“A man without self-control is like a city broken into and left without walls” (Proverbs 25:28).
Grace and peace be unto you.
Self-control is defined as the ability to regulate our desires and emotions. When we receive salvation, God immediately bestows on us the Holy Spirit (Acts 2:38), who then gives us self-control (2 Timothy 1:7). As we mature in Christ, we become more proficient in regulating our desires and emotions. Exercising self-control is important because it helps us achieve our divine purpose. Scripture says, “But I discipline my body and keep it under control, lest after preaching to others I myself should be disqualified” (1 Corinthians 9:27).
The story is told that King David lusted after Bathsheba and then slept with her. She became pregnant and David had her husband killed to hide the fact that he fathered her child. God was displeased and punished him. The consequences included the death of three of his sons, one of whom was conceived from the adulterous relationship (2 Samuel 11-18). David did not exercise self-control, hence he disobeyed God’s Word and stepped out of God’s plan. However, through the consequences, he learned the wisdom and importance of exercising self-control.
We developed self-control through trials and temptations. As such, God allows them in our lives. The reality is that we always have a choice to resist and maintain self-control or give in and lose self-control. Nevertheless, the comforting thought is that no matter how appealing the temptation or difficult the trial, we have the power to maintain self-control. Scripture says, “God will not allow you to be tempted beyond your ability…” (1 Corinthians 10:13).

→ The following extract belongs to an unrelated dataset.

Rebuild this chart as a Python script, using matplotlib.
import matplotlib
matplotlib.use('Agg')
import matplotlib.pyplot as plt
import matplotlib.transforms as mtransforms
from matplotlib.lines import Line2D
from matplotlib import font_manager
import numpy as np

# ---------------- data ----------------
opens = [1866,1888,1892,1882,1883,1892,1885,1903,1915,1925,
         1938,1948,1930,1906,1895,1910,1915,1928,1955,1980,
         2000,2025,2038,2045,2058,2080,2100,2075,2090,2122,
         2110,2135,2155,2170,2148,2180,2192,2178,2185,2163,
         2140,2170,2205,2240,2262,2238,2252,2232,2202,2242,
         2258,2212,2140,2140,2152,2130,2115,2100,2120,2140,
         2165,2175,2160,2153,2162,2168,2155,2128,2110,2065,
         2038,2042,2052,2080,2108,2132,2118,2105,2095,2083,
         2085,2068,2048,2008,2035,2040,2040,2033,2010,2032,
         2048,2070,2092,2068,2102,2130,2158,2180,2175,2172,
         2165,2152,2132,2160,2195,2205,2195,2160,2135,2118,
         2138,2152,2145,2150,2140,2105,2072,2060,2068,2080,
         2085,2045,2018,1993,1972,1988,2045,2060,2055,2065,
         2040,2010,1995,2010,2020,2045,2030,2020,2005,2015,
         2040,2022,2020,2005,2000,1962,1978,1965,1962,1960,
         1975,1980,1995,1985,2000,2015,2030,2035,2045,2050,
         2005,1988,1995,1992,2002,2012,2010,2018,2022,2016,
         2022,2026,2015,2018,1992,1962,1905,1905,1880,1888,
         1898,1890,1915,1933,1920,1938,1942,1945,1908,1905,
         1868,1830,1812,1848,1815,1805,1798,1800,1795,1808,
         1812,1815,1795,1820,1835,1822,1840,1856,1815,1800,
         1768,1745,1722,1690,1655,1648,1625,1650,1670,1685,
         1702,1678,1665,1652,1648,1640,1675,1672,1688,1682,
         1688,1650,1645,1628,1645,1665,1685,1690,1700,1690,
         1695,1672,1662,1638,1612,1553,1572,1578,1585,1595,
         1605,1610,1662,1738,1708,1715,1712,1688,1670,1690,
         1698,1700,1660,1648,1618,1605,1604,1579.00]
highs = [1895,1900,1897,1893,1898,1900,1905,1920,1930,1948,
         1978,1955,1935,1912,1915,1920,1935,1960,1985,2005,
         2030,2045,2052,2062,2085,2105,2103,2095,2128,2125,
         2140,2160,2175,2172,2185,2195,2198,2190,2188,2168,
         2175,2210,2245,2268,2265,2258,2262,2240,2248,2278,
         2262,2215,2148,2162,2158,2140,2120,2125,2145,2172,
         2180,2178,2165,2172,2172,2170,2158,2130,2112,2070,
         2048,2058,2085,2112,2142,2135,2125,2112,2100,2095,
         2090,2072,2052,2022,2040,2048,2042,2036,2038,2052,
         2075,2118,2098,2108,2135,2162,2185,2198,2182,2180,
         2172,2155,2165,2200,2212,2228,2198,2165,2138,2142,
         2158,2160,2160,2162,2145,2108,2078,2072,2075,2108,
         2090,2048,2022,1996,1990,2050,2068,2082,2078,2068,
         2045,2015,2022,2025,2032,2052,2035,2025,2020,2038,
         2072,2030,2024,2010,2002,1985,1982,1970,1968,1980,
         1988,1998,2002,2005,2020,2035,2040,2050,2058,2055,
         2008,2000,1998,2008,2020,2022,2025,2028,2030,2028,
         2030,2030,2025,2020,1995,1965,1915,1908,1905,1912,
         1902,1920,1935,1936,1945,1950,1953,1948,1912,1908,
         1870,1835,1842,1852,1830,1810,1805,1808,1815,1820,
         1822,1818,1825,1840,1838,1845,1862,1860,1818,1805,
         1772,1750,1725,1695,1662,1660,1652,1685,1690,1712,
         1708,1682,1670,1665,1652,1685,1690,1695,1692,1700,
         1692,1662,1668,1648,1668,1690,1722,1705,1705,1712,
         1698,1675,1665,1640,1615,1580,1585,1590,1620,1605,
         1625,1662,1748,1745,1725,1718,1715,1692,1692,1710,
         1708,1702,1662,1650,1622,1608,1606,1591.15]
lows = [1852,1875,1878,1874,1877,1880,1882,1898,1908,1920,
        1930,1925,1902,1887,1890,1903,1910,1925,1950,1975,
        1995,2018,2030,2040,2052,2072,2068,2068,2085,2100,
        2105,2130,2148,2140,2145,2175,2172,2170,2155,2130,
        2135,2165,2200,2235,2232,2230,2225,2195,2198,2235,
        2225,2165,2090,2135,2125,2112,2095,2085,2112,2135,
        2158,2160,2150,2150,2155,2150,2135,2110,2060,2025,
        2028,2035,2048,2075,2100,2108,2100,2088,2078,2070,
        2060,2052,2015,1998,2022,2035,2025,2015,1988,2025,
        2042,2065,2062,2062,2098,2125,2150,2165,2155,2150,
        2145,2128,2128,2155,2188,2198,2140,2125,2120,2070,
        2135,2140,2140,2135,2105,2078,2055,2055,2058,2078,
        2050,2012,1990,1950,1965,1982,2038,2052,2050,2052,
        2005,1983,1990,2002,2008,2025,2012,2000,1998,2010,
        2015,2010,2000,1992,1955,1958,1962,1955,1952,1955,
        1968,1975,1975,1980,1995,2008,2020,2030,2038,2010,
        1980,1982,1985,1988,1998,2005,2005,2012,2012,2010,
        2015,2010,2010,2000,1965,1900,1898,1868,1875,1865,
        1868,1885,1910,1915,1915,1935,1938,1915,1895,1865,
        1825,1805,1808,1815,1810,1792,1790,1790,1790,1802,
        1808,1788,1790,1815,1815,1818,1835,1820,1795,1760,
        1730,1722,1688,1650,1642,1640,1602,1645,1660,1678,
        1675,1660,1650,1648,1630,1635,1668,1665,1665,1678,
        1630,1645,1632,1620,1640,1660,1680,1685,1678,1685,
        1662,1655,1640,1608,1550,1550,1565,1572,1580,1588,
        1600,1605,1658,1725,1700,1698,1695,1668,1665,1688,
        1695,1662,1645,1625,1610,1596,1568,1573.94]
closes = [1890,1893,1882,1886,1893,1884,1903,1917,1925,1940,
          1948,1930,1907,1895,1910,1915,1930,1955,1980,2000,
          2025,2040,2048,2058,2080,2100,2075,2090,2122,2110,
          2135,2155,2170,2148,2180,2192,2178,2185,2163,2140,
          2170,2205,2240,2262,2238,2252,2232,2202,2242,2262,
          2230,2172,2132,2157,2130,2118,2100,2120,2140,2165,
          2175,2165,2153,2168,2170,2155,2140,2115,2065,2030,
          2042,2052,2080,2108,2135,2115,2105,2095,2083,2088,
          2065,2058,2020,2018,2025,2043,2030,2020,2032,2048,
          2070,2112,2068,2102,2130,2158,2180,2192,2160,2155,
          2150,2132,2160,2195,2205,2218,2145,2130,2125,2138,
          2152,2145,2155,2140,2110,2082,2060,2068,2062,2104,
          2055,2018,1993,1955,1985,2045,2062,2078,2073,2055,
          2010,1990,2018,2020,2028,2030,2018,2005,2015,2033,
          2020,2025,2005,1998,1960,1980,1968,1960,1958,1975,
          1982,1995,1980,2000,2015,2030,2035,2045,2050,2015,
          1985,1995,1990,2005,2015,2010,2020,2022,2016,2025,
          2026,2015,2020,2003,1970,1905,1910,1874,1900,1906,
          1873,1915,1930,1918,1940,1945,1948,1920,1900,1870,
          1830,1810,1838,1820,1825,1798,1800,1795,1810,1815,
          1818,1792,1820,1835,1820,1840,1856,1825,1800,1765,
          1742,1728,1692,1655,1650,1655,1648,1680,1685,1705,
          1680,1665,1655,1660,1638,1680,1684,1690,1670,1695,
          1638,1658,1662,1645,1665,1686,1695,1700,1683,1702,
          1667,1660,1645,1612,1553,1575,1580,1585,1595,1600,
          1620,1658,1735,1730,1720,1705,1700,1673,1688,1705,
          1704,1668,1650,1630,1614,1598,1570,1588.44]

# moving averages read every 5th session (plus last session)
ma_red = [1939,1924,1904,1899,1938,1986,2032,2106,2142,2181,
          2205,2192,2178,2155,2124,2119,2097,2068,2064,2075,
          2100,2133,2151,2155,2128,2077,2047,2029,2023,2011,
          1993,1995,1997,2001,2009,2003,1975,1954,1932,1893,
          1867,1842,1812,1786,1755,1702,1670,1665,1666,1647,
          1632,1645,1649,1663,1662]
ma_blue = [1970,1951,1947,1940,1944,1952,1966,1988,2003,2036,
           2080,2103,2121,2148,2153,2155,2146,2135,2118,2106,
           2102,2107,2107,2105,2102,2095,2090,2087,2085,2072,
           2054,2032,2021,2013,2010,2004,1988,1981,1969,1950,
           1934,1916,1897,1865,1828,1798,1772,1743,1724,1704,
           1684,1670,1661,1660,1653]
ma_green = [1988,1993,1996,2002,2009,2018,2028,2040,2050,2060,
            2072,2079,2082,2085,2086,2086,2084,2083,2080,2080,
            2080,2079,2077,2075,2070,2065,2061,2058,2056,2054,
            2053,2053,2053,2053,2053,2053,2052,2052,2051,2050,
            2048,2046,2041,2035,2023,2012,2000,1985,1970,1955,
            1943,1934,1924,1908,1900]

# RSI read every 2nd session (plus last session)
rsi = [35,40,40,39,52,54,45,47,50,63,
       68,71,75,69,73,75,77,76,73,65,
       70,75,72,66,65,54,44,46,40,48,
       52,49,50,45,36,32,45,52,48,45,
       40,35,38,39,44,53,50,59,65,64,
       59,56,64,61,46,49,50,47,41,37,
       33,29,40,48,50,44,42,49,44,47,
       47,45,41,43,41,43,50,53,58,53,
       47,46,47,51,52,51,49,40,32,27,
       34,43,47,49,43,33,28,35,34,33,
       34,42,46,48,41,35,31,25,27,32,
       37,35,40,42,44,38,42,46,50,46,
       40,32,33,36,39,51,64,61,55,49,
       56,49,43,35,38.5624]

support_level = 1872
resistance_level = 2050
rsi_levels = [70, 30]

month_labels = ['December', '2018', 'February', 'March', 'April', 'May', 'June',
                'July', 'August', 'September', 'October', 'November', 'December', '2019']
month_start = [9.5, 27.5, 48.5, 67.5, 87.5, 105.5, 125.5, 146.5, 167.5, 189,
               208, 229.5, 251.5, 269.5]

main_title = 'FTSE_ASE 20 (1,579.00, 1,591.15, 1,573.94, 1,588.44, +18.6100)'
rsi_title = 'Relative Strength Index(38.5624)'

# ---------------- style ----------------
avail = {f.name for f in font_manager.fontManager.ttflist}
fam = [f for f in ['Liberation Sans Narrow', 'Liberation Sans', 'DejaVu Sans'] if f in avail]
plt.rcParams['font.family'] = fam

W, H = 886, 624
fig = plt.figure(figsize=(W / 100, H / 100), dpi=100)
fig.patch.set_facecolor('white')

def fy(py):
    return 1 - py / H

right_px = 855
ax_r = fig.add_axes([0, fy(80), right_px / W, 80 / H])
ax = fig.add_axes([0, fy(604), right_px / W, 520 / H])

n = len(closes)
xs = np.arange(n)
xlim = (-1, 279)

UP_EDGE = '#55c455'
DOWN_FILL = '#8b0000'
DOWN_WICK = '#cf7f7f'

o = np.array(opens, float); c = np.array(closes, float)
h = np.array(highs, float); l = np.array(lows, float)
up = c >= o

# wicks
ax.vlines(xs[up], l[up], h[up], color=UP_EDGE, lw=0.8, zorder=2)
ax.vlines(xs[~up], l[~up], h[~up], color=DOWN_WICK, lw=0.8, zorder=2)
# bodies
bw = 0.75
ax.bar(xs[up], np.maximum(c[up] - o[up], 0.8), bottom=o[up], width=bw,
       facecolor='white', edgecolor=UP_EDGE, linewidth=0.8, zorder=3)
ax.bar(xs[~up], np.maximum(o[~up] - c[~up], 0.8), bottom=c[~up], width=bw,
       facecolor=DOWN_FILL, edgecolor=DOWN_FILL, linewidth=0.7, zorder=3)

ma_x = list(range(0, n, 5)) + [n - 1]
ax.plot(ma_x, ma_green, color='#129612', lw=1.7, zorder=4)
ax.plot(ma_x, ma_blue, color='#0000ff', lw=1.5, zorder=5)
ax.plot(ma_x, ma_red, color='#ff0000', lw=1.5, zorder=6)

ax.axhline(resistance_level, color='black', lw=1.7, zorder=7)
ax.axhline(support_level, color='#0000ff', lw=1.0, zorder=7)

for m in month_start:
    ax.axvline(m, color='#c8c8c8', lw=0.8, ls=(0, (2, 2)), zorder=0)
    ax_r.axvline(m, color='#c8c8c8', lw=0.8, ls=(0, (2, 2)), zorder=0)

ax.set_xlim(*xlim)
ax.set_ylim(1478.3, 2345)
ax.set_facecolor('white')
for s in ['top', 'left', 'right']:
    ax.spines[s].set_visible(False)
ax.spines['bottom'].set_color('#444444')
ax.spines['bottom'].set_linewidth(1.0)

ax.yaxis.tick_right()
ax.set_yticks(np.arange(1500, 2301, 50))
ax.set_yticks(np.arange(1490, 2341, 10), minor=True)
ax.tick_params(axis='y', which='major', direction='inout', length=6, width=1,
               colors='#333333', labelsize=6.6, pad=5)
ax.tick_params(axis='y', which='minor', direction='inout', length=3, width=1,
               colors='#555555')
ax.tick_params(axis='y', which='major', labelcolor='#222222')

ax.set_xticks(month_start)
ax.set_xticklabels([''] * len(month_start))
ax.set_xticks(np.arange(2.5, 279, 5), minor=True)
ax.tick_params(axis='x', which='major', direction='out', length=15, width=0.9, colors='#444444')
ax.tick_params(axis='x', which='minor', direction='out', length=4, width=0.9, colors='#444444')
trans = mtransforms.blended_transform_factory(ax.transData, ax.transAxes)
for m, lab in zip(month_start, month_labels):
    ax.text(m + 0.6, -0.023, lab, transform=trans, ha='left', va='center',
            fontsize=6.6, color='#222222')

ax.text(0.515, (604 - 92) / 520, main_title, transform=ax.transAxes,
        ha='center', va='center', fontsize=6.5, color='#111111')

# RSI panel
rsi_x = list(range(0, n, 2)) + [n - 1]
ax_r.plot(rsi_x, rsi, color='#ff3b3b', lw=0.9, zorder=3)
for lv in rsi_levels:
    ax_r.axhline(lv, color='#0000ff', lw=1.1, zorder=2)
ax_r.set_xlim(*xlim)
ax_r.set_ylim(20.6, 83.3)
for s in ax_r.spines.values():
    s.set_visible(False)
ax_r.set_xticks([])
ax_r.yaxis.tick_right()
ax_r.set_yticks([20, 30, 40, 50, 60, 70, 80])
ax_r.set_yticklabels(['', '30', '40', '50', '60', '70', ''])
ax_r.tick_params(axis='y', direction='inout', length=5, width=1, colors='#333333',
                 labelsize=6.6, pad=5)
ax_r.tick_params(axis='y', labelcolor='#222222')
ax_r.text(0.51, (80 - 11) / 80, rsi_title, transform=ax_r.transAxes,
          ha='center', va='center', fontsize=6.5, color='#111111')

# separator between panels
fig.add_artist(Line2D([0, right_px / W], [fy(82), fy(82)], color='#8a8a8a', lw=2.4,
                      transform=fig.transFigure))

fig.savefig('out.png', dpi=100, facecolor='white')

Have you noticed that you are often tempted by situations or things that appeal to you? For example, if you do not drink alcohol, Satan will not tempt you with it. On the other hand, if your besetting sin is envy, he will present situations that will stimulate that desire. Since the desires that we embrace are used to tempt us, curtailing them will help us to overcome temptation and maintain self-control. Six ways to practice self-control are:
1. Know your desires and besetting sins. You can do an introspection, ask the Holy Spirit or a close friend to help you identify them.
2. Commit your desires and weaknesses to Christ and trust him to help you control them.
3. Avoid situations that will encourage you to yield to these desires, for example, avoid the bar or other places where liquor is sold if you have the tendency to consume too much alcohol.
4. Learn to be happy and satisfied where you are. If your circumstances are unfavorable and you cannot change them, change your perspective. You can achieve this by identifying the good things happening in your life, and in the world, and giving God thanks.
5. Practice praying frequently.
6. Utilize your time wisely, “The devil finds work for idle hands.”